If Pier Paolo Pasolini was, then, a political phony, a mediocre poet, an opportunist filmmaker capitalizing on the Roman desire for circuses with lots of blood and sex, and if his death was such a senseless piece of violence--why all the fuss? Was the shock expressed by all Italy, and especially Rome, merely political propaganda of the PCI, melodramatics of the intellectual elite, and bloodthirsty scan-dalmongering on the part of the greater public? Of course all this contributed to the clamor, but there was something else behind the strong reaction of the students who marched through Rome in mourning, the political activists who pasted up posters all over the city, tthe journalists who analyzed the significance of his death in newspapers of left and right, and the people who argued all angles of the crime in the bars over coffee.
Although they themselves may not have realized it, for many Italians Pasolini was a living symbol. He represented the darker side of an Italian psyche, the nightmare of the Italian middle-class. (As, say, Frankenstein was the dark side of the Romantic soul.
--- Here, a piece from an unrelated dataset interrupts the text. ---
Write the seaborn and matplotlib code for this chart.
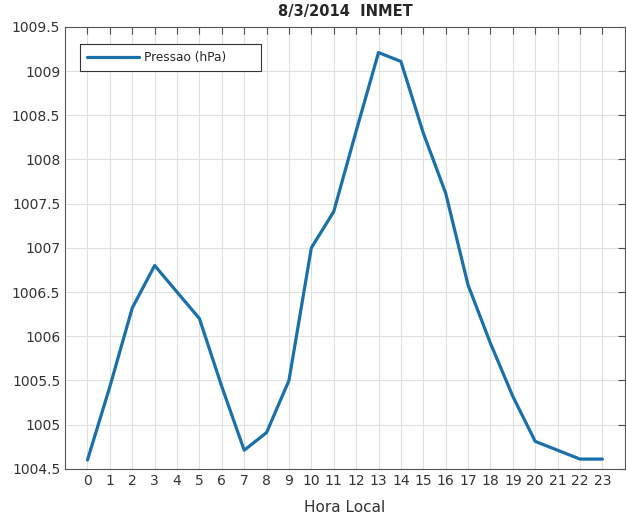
import seaborn as sns
import matplotlib.pyplot as plt
import pandas as pd

# pressao horaria, estacao INMET, 8/3/2014
hora = list(range(24))
pressao = [1004.6, 1005.43, 1006.32, 1006.8, 1006.5, 1006.2, 1005.43, 1004.71,
           1004.91, 1005.5, 1007.0, 1007.41, 1008.32, 1009.21, 1009.11, 1008.3,
           1007.62, 1006.58, 1005.92, 1005.32, 1004.81, 1004.71, 1004.61, 1004.61]
y_ticks = [1004.5, 1005, 1005.5, 1006, 1006.5, 1007, 1007.5, 1008, 1008.5, 1009, 1009.5]

df = pd.DataFrame({'Hora Local': hora, 'Pressao (hPa)': pressao})

sns.set_theme(style='whitegrid')
plt.rcParams['font.family'] = ['DejaVu Sans']

fig = plt.figure(figsize=(6.26, 5.18), dpi=100)
ax = fig.add_axes([0.104, 0.095, 0.894, 0.853])

# trailing spaces widen the legend box like the MATLAB one
sns.lineplot(data=df, x='Hora Local', y='Pressao (hPa)', color='#1a70aa',
             linewidth=2.3, label='Pressao (hPa)' + ' ' * 7, ax=ax)

ax.set_xlim(-1, 24)
ax.set_ylim(1004.5, 1009.5)
ax.set_xticks(hora)
ax.set_yticks(y_ticks)
ax.set_yticklabels([f'{v:g}' for v in y_ticks])
ax.grid(True, color='#e0e0e0', linewidth=0.8)
ax.tick_params(direction='in', length=5, width=0.8, colors='#505050',
               labelsize=10, top=True, right=True, labelcolor='#333333')
for s in ax.spines.values():
    s.set_visible(True)
    s.set_color('#555555')
    s.set_linewidth(0.8)

ax.set_xlabel('Hora Local', fontsize=11, color='#333333', labelpad=9)
ax.set_ylabel('')
ax.set_title('8/3/2014  INMET', fontsize=10.5, fontweight='bold', pad=8)

leg = ax.legend(loc='upper left', bbox_to_anchor=(0.027, 0.962), borderaxespad=0,
                fancybox=False, edgecolor='#333333', framealpha=1, fontsize=8.7,
                handlelength=4.3, handletextpad=0.4, borderpad=0.6)
leg.get_frame().set_linewidth(0.8)

fig.savefig('out.png', dpi=100)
And Pasolini was among the last Romantics.) Acting as Italy's walking conscience, Pasolini not only pointed an accusing finger at all the economic, political, aesthetic and emotional problems of the society, but internalized them, making them his own neuroses. A sensitive, intelligent individual, he could not accept the easy solutions: to be a member of the Catholic Church, to play the Italian lover, to ignore poverty and injustice around him. Nor could he escape the influence of his social conditioning; it was impossible for him to forget the Church, to break the emotional stranglehold his mother had on him, to give up the luxuries and power his success brought him. And the fact that he ultimately failed in his efforts to sublimate his feelings of guilt, alienation, hate and desire into art enabled educated Italians to identify more closely with him.
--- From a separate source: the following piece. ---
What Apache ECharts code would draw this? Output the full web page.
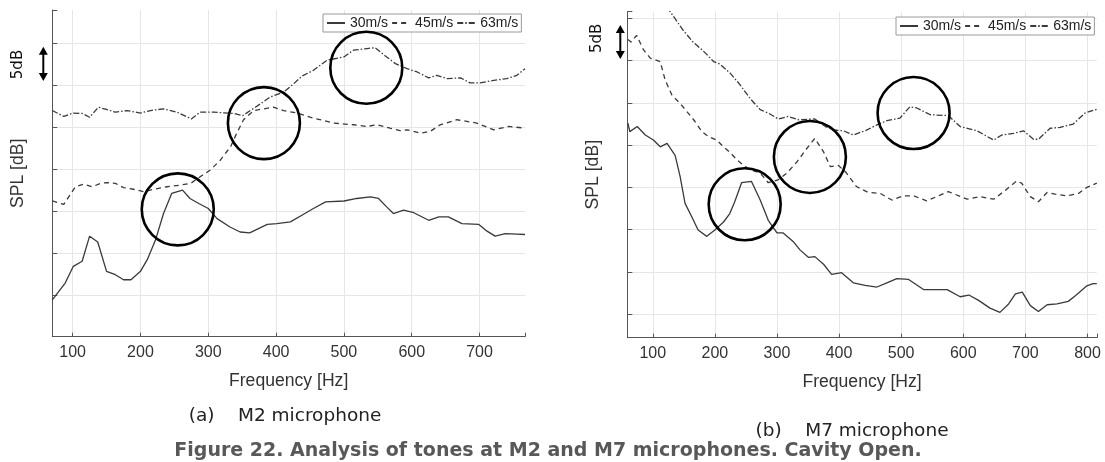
<!DOCTYPE html>
<html><head><meta charset="utf-8">
<script src="https://cdn.jsdelivr.net/npm/echarts@6/dist/echarts.min.js"></script>
<style>html,body{margin:0;padding:0;background:#fff}#c{width:1105px;height:462px}</style>
</head><body><div id="c"></div>
<script>
const seriesNames = ['30m/s', '45m/s', '63m/s'];
// Panel (a) M2 microphone: [frequency Hz, relative SPL dB]
const m2_30 = [[70,4.4],[89,6.4],[101,8.4],[114,9.0],[125,12.0],[137,11.3],[150,7.8],[163,7.4],[175,6.8],[186,6.8],[200,7.8],[210,9.2],[222,11.5],[234,14.7],[246,17.1],[262,17.5],[273,16.5],[286,15.9],[300,15.3],[313,14.1],[332,13.1],[347,12.5],[361,12.4],[374,12.9],[387,13.4],[401,13.5],[421,13.7],[438,14.5],[455,15.3],[473,16.1],[500,16.2],[519,16.5],[539,16.7],[551,16.5],[563,15.5],[573,14.7],[588,15.1],[603,14.8],[625,13.9],[640,14.3],[654,14.3],[674,13.5],[699,13.4],[711,12.6],[723,12.0],[738,12.3],[755,12.25],[767,12.2]];
const m2_45 = [[70,16.2],[87,15.8],[104,17.9],[116,18.2],[129,17.9],[141,18.3],[151,18.4],[163,18.3],[175,17.8],[190,17.6],[205,17.3],[219,17.6],[239,17.9],[259,18.1],[274,18.3],[288,19.1],[303,19.9],[318,21.1],[333,22.7],[342,24.3],[352,25.9],[367,27.0],[382,27.2],[396,27.4],[411,27.0],[431,26.7],[450,26.2],[485,25.5],[514,25.3],[534,25.1],[549,25.3],[568,24.9],[583,24.6],[593,24.7],[613,24.3],[627,24.5],[642,25.3],[667,25.9],[696,25.5],[721,24.7],[743,25.1],[767,24.9]];
const m2_63 = [[70,27.0],[87,26.3],[101,26.7],[114,26.65],[125,26.2],[138,27.4],[151,27.1],[163,26.8],[180,27.0],[200,26.7],[215,27.0],[234,27.2],[254,26.8],[275,26.0],[288,26.8],[308,26.8],[337,26.65],[351,26.4],[362,27.0],[377,27.8],[391,28.6],[411,29.2],[426,30.2],[438,31.1],[455,31.8],[475,33.0],[500,33.4],[514,34.2],[534,34.4],[546,34.5],[563,33.4],[576,32.6],[593,32.0],[608,31.6],[625,30.9],[637,31.2],[652,30.8],[672,30.9],[686,30.3],[701,30.3],[721,30.6],[740,30.8],[755,31.2],[767,32.0]];
// Panel (b) M7 microphone
const m7_30 = [[60,27.6],[63,26.6],[75,27.2],[88,26.2],[101,25.6],[112,24.8],[123,25.2],[136,23.8],[144,21.3],[152,18.1],[163,16.5],[173,14.95],[187,14.2],[200,14.95],[214,15.9],[224,16.9],[232,18.3],[243,20.55],[259,20.7],[273,18.5],[286,16.1],[300,14.6],[310,14.6],[326,13.6],[337,12.6],[351,11.7],[361,11.8],[375,10.9],[388,9.7],[404,9.9],[423,8.7],[442,8.4],[461,8.2],[477,8.7],[493,9.2],[512,9.1],[536,7.9],[555,7.9],[574,7.9],[595,7.05],[609,7.25],[624,6.65],[643,5.7],[659,5.2],[673,6.2],[684,7.4],[695,7.6],[708,6.0],[721,5.3],[735,6.1],[751,6.2],[769,6.5],[781,7.2],[799,8.35],[809,8.6],[815,8.6]];
const m7_45 = [[60,37.5],[65,37.2],[74,38.0],[85,36.3],[96,35.3],[112,34.9],[120,32.7],[131,30.9],[144,29.95],[157,28.8],[168,27.8],[179,26.6],[190,26.0],[203,25.6],[214,24.8],[225,24.1],[235,23.3],[249,22.45],[259,22.05],[273,21.7],[286,20.55],[302,20.9],[316,21.7],[332,23.0],[348,24.6],[361,25.8],[375,24.2],[386,22.45],[399,22.6],[412,21.7],[428,20.1],[447,19.4],[466,19.3],[485,18.5],[504,19.0],[520,19.0],[541,18.4],[557,18.9],[576,19.5],[606,18.6],[627,18.9],[649,18.6],[665,19.5],[686,20.75],[694,20.5],[708,18.9],[721,18.3],[735,19.4],[748,19.2],[767,19.0],[786,19.3],[799,20.0],[815,20.5]];
const m7_63 = [[100,43.5],[128,40.8],[149,38.6],[165,37.2],[182,36.1],[198,34.9],[208,34.6],[225,33.5],[241,32.1],[257,30.5],[273,29.2],[286,28.8],[302,28.1],[318,28.4],[335,28.0],[361,28.1],[378,27.2],[391,26.8],[407,26.7],[423,26.2],[445,26.8],[461,27.4],[477,27.9],[498,28.2],[514,29.55],[525,29.4],[547,28.6],[576,28.5],[595,27.2],[622,26.7],[649,25.6],[662,26.2],[681,26.4],[697,26.7],[713,25.7],[721,25.7],[740,27.0],[756,27.1],[777,27.5],[796,28.8],[815,29.25]];
// Highlighted tones (circle centres)
const m2Circles = [[255,15.2],[382,25.5],[533,32.1]];
const m7Circles = [[248,18.0],[353,23.6],[520,28.8]];

const FONT = 'Liberation Sans, Arial, sans-serif';
const CAPFONT = 'DejaVu Sans, Verdana, sans-serif';
const LINE = '#3a3a3a';
const lineTypes = ['solid', [5, 4], [6, 2, 1.5, 2]];
const chart = echarts.init(document.getElementById('c'), null, {renderer: 'canvas'});

function xAxisCfg(gi, mn, mx, split) {
  return {
    gridIndex: gi, type: 'value', min: mn, max: mx, splitNumber: split,
    axisLine: {lineStyle: {color: '#555', width: 1}},
    axisTick: {inside: true, length: 4, lineStyle: {color: '#555'}},
    axisLabel: {fontFamily: FONT, fontSize: 16, color: '#333', margin: 8,
      formatter: v => (Math.abs(v % 100) < 1e-6 ? String(v) : '')},
    splitLine: {show: true, showMaxLine: false, lineStyle: {color: '#e6e6e6', width: 1}},
    name: 'Frequency [Hz]', nameLocation: 'middle', nameGap: 35,
    nameTextStyle: {fontFamily: FONT, fontSize: 17.6, color: '#333'}
  };
}
function yAxisCfg(gi, extra) {
  return Object.assign({
    gridIndex: gi, type: 'value',
    axisLine: {show: true, lineStyle: {color: '#555', width: 1}},
    axisTick: {show: true, inside: true, length: 5, lineStyle: {color: '#555'}},
    axisLabel: {show: false},
    splitLine: {show: true, showMinLine: false, showMaxLine: false, lineStyle: {color: '#e6e6e6', width: 1}},
    name: 'SPL [dB]', nameLocation: 'middle', nameGap: 25, nameRotate: 90,
    nameTextStyle: {fontFamily: FONT, fontSize: 17.6, color: '#333'}
  }, extra);
}
function circleMarks(list) {
  return {
    symbol: 'circle', symbolSize: 72, silent: true, label: {show: false},
    itemStyle: {color: 'rgba(0,0,0,0)', borderColor: '#000', borderWidth: 2.6},
    data: list.map(c => ({coord: c}))
  };
}
function mkSeries(name, data, gi, ti, circles) {
  const s = {
    name: name, type: 'line', xAxisIndex: gi, yAxisIndex: gi, data: data,
    symbol: 'none', showSymbol: false, animation: false, clip: true,
    lineStyle: {color: LINE, width: 1.3, type: lineTypes[ti]},
    itemStyle: {color: LINE}
  };
  if (circles) s.markPoint = circleMarks(circles);
  return s;
}
function legendCfg(left, top) {
  return {
    data: seriesNames, left: left, top: top, orient: 'horizontal',
    itemWidth: 18, itemHeight: 10, itemGap: 3, padding: [2, 3],
    borderColor: '#9a9a9a', borderWidth: 1, borderRadius: 0, backgroundColor: '#fff',
    selectedMode: false,
    itemStyle: {opacity: 0, borderWidth: 0},
    textStyle: {fontFamily: FONT, fontSize: 14, color: '#222'}
  };
}
function arrow(x, y1, y2) {
  const h = 8, w = 4.5;
  return [
    {type: 'line', shape: {x1: x, y1: y1 + h - 1, x2: x, y2: y2 - h + 1}, style: {stroke: '#000', lineWidth: 2}},
    {type: 'polygon', shape: {points: [[x, y1], [x - w, y1 + h], [x + w, y1 + h]]}, style: {fill: '#000'}},
    {type: 'polygon', shape: {points: [[x, y2], [x - w, y2 - h], [x + w, y2 - h]]}, style: {fill: '#000'}}
  ];
}
function vtext(txt, x, y) {
  return {type: 'text', x: x, y: y, rotation: Math.PI / 2,
    style: {text: txt, fontFamily: CAPFONT, fontSize: 15, fill: '#111', align: 'center', verticalAlign: 'middle'}};
}
function htext(txt, x, y, bold, size, color) {
  return {type: 'text', x: x, y: y,
    style: {text: txt, fontFamily: CAPFONT, fontSize: size, fontWeight: bold ? 'bold' : 'normal',
      fill: color, align: 'center', verticalAlign: 'middle'}};
}

chart.setOption({
  animation: false,
  backgroundColor: '#fff',
  grid: [
    {left: 52.3, top: 10, width: 472.7, height: 326.7},
    {left: 627.3, top: 11.7, width: 469.5, height: 326}
  ],
  legend: [legendCfg(323, 14), legendCfg(896, 17)],
  xAxis: [xAxisCfg(0, 70, 767, 7), xAxisCfg(1, 59, 815, 8)],
  yAxis: [yAxisCfg(0, {min: 0, max: 39, interval: 5}), yAxisCfg(1, {min: 2.2, max: 40.8, splitNumber: 8})],
  series: [
    mkSeries(seriesNames[0], m2_30, 0, 0, m2Circles),
    mkSeries(seriesNames[1], m2_45, 0, 1),
    mkSeries(seriesNames[2], m2_63, 0, 2),
    mkSeries(seriesNames[0], m7_30, 1, 0, m7Circles),
    mkSeries(seriesNames[1], m7_45, 1, 1),
    mkSeries(seriesNames[2], m7_63, 1, 2)
  ],
  graphic: [].concat(
    arrow(43.3, 46.7, 81),
    arrow(620.3, 25, 59),
    [vtext('5dB', 18.3, 64.5), vtext('5dB', 597, 38.3),
     htext('(a)    M2 microphone', 285, 416, false, 18.5, '#222'),
     htext('(b)    M7 microphone', 852, 431, false, 18.5, '#222'),
     htext('Figure 22. Analysis of tones at M2 and M7 microphones. Cavity Open.', 548, 451, true, 19, '#585858')]
  )
});
</script>
</body></html>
Pasolini's attitude toward religion, for example, brought the problem modern Italians confront into a sharper focus. Pasolini was an atheist, and had no sympathy for the political machinations of the Church. But his racial consciousness was Roman Catholic; he took his symbols and modes of thought from Christian myth. In his prose he used Biblical forms such as the parable, and frequently quoted Christ. He preserved an Old Testament belief that the body was foul and that women were evil. (In his Hell, the demons are women.) Pasolini wanted to be a Christ-figure, to have everyone hate him and crucify him, while he took their sins upon himself, thervby redeeming all sinners. This was his personal answer. To the public he offered a vision with no resolution but faith: the stark picture of his most artistic film Il Vangelo Secondo Matteo (The Gospel According to Matthew). The movie is set in the poorest, most barren part of Southern Italy, and the parts are played by amateurs. Christ dies in Calabria.
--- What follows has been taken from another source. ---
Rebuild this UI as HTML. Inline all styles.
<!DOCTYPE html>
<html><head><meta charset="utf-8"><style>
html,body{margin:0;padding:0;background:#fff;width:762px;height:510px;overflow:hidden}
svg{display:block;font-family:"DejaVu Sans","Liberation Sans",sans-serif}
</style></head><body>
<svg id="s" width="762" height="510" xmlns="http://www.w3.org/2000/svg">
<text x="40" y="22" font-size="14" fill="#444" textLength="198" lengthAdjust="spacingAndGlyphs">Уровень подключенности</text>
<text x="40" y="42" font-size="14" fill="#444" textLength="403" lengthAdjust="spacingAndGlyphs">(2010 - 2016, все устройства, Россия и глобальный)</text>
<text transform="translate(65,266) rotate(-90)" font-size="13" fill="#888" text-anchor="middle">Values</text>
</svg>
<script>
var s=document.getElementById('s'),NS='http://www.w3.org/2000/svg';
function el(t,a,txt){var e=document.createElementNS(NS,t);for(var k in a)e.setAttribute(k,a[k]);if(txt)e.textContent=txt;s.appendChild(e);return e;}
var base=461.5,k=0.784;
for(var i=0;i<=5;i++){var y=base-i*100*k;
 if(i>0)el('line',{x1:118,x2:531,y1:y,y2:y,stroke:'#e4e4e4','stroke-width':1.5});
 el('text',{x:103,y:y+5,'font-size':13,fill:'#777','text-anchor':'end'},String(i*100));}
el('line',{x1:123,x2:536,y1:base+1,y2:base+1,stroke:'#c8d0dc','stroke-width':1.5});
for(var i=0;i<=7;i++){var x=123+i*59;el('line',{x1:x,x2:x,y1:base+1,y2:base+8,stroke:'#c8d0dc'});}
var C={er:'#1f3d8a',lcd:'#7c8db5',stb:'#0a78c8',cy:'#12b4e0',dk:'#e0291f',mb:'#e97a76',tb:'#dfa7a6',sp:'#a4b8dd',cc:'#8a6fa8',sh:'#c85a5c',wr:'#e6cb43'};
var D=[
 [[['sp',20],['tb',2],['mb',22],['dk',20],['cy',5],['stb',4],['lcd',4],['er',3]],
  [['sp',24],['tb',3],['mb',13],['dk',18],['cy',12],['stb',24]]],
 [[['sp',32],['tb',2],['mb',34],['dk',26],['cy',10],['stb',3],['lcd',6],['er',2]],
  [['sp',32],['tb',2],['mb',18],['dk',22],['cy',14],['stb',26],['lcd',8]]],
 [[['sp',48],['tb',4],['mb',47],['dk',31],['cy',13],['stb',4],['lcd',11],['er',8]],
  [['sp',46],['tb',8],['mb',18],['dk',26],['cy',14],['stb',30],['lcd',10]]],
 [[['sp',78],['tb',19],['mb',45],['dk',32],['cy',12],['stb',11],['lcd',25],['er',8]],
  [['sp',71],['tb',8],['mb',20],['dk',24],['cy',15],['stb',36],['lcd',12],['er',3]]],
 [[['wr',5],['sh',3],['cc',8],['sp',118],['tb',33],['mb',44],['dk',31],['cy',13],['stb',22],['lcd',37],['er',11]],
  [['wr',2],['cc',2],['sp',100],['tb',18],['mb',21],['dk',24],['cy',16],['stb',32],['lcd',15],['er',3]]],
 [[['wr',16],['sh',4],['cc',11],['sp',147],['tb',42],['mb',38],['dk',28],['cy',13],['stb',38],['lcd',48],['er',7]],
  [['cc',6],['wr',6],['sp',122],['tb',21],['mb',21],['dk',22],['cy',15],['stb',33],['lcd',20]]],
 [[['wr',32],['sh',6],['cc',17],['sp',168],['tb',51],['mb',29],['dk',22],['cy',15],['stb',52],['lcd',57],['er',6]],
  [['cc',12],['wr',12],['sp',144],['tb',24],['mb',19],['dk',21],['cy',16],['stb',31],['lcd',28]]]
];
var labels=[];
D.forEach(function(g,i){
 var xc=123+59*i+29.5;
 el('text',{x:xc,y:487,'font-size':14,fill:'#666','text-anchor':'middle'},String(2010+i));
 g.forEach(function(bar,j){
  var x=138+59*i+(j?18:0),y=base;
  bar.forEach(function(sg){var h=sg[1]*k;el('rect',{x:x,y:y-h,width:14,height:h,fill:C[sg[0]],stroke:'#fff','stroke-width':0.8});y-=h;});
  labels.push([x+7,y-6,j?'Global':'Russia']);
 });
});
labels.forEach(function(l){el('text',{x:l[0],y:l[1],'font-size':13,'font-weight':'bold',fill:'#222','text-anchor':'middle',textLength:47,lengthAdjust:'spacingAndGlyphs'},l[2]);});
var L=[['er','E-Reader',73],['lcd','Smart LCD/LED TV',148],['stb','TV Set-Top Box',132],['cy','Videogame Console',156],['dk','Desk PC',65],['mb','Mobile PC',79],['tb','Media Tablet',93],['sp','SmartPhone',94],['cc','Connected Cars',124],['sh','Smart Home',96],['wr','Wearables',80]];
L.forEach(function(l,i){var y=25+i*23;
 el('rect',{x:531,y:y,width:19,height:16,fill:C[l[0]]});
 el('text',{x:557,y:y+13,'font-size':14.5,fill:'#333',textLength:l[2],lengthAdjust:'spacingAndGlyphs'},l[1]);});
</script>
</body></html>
ff In this film, Pasolini's eighty-year-old mother, with whom he lived all his life, plays the Virgin Mary. Their love-hate relationship was an extreme example of a very common psychological problem among Italian men: "il mamma-ismo." For Pasolini the situation was intensified by the fact that he never loved another woman. He was repelled by women's bodies and pregnancy filled him with horror. As he wrote to Oriana Fallaci: "I don't want to know what's in a woman's belly. Motherood disgusts me." Pasolini cultivated masculinity; he exercized every day, kept himself strong, virile-looking, tough. Yet he wanted to play the woman in his sexual encounters. Socialized into a completely dominating role, the Italian male may often fantasize a situation in which he is dominated. Pasolini acted out such fantasies in city slums, and projected them into his films.
Pasolini's political activism was a similar middle-class male fantasy. The conflict of his communist ideals with his capitalist life is a slightly magnified reflection of the mentality of the Italian bourgeoisie, a select elite who received a traditional education in a fascistic system and are now confronted with the demands of the proletariat for a decent life. Pasolini was a leftist even though his older brother was killed by a leftist group in a vicious slaughter--which turned out to be a tragic mistake. He supported the PCI despite the fact that they tried to disown him when his homosexuality first became known, only to reclaim him again when "Ragazzi di Vita made him famous.
But he never gave up his aristocratic attitudes. His books and films show the proletariat as merely a class to be manipulated. As a film-maker, and even more as a homosexual who could buy any boy he chose (and did so) Pasolini exploited the working classes. The night of his death, he picked up a boy to satisfy his sexual needs, took the kid out for dinner (Pasolini didn't eat) and then drove off with him in his Alfa 2000 to a private place. Ironically, Pasolini himself helped to perpetrate the prostitution he deplored.
Pasolini acutely analyzed the psychic conflicts of the intellectual Italian even as he lived them. Magnified by his artistic sensibility, these problems become universal Pasolini's neuroses were Italian versions of man's traumas. The alienation of birth, the love-hate dialectic of sex, the conflict of principles and suppressed desires; these are all part of the angst of human existence. Oriana Fallaci, and other friends of Pasolini, have said he wanted to die, and to die the kind of violent death he did. Certainly the abyss fascinated him. He sought the dangerous, the sordid, with passion. He loved New York because he saw it as "a war you go to to kill yourself." To Fallaci, he described a scene in New York that impressed him: "Yesterday, on 42nd St., I saw a man dying. He had a package in his hand. He tied it up and then hurled it on the ground so violently that the package broke. Then the man leant against the wall, slowly slid to the ground and stayed there, dying. No one stopped to watch him, help him. I didn't either. But is that wrong? Is it pitiless? Maybe it's a superior form of pity. You understand, to let others die."
Pasolini would have found a paradoxical meaning in his own senseless death.